The Basics of PYTRAJ

Overview

Teaching: 25 min
Exercises: 0 min
Questions
  • How to load MD-trajectories into PYTRAJ?

  • How to calculate RMSD to a reference?

Objectives
  • Learn how to calculate and plot RMSD

  • Learn how to run analysis in parallel using MPI

Computing RMSD

We are now ready to use pytraj in a Jupyter notebook.

View Notebook

import pytraj as pt
import numpy as np
from matplotlib import pyplot as plt

%cd ~/workshop_pytraj/example_02

Load the topology and the trajectory:

traj=pt.iterload('mdcrd_nowat.xtc', top='prmtop_nowat.parm7') 

You can also select slices from each of the trajectories, for example load only frames from 100 to 110 from mdcrd_nowat.xtc:

traj_slice=pt.iterload('mdcrd_nowat.xtc', top='prmtop_nowat.parm7', frame_slice=[(100, 110)]) 

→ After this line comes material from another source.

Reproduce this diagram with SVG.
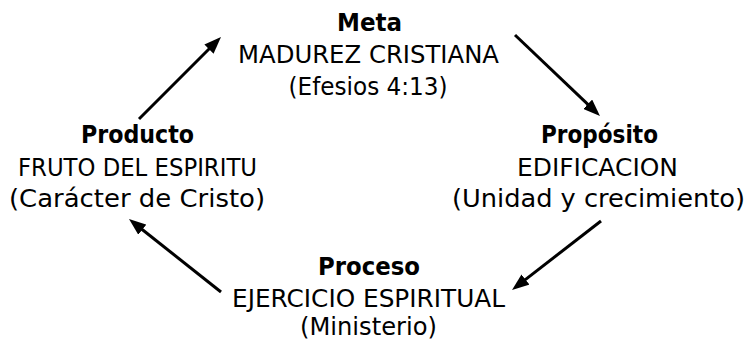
<svg xmlns="http://www.w3.org/2000/svg" width="751" height="341" viewBox="0 0 751 341">
  <defs>
    <marker id="arrow" markerUnits="userSpaceOnUse" markerWidth="17" markerHeight="13" refX="5" refY="6.5" orient="auto">
      <path d="M0,0 L17,6.5 L0,13 z" fill="#000"/>
    </marker>
    <style>
      text { font-family: "DejaVu Sans", "Liberation Sans", sans-serif; font-size: 24px; fill: #000; text-anchor: middle; }
      .t { font-weight: bold; }
      .c { stroke: #000; stroke-width: 3; fill: none; marker-end: url(#arrow); }
    </style>
  </defs>
  <rect width="751" height="341" fill="#fff"/>
  <g id="meta">
    <text class="t" x="369.5" y="31" textLength="65" lengthAdjust="spacingAndGlyphs">Meta</text>
    <text x="368.5" y="63" textLength="261" lengthAdjust="spacingAndGlyphs">MADUREZ CRISTIANA</text>
    <text x="368" y="95" textLength="159" lengthAdjust="spacingAndGlyphs">(Efesios 4:13)</text>
  </g>
  <g id="proposito">
    <text class="t" x="599.5" y="143" textLength="117" lengthAdjust="spacingAndGlyphs">Propósito</text>
    <text x="597.5" y="176" textLength="161" lengthAdjust="spacingAndGlyphs">EDIFICACION</text>
    <text x="598.5" y="207" textLength="293" lengthAdjust="spacingAndGlyphs">(Unidad y crecimiento)</text>
  </g>
  <g id="proceso">
    <text class="t" x="369" y="275" textLength="102" lengthAdjust="spacingAndGlyphs">Proceso</text>
    <text x="368.5" y="307" textLength="273" lengthAdjust="spacingAndGlyphs">EJERCICIO ESPIRITUAL</text>
    <text x="368.5" y="335" textLength="137" lengthAdjust="spacingAndGlyphs">(Ministerio)</text>
  </g>
  <g id="producto">
    <text class="t" x="137.5" y="143" textLength="113" lengthAdjust="spacingAndGlyphs">Producto</text>
    <text x="137.5" y="176" textLength="239" lengthAdjust="spacingAndGlyphs">FRUTO DEL ESPIRITU</text>
    <text x="137" y="207" textLength="256" lengthAdjust="spacingAndGlyphs">(Carácter de Cristo)</text>
  </g>
  <g id="connectors">
    <path class="c" d="M139,119 L212.5,45.5"/>
    <path class="c" d="M515,35 L591.3,107.7"/>
    <path class="c" d="M601,221 L521.5,282.6"/>
    <path class="c" d="M221,292 L138.4,226.5"/>
  </g>
</svg>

View ptraj.iterload manual

To compute RMSD we need a reference structure. We will use the initial pdb file to see how different is our simulation from the experimental structure. Load the reference frame:

ref_coor = pt.load('inpcrd_nowat.pdb')

Before computing RMSD automatically center and image molecules/residues/atoms that are outside of the box back into the box.

traj=traj.autoimage()

Generate time axis for RMSD plot. The trajectory was saved every 0.001 ns, and we have 3140 frames.

time=np.linspace(0, 3.139, 3140)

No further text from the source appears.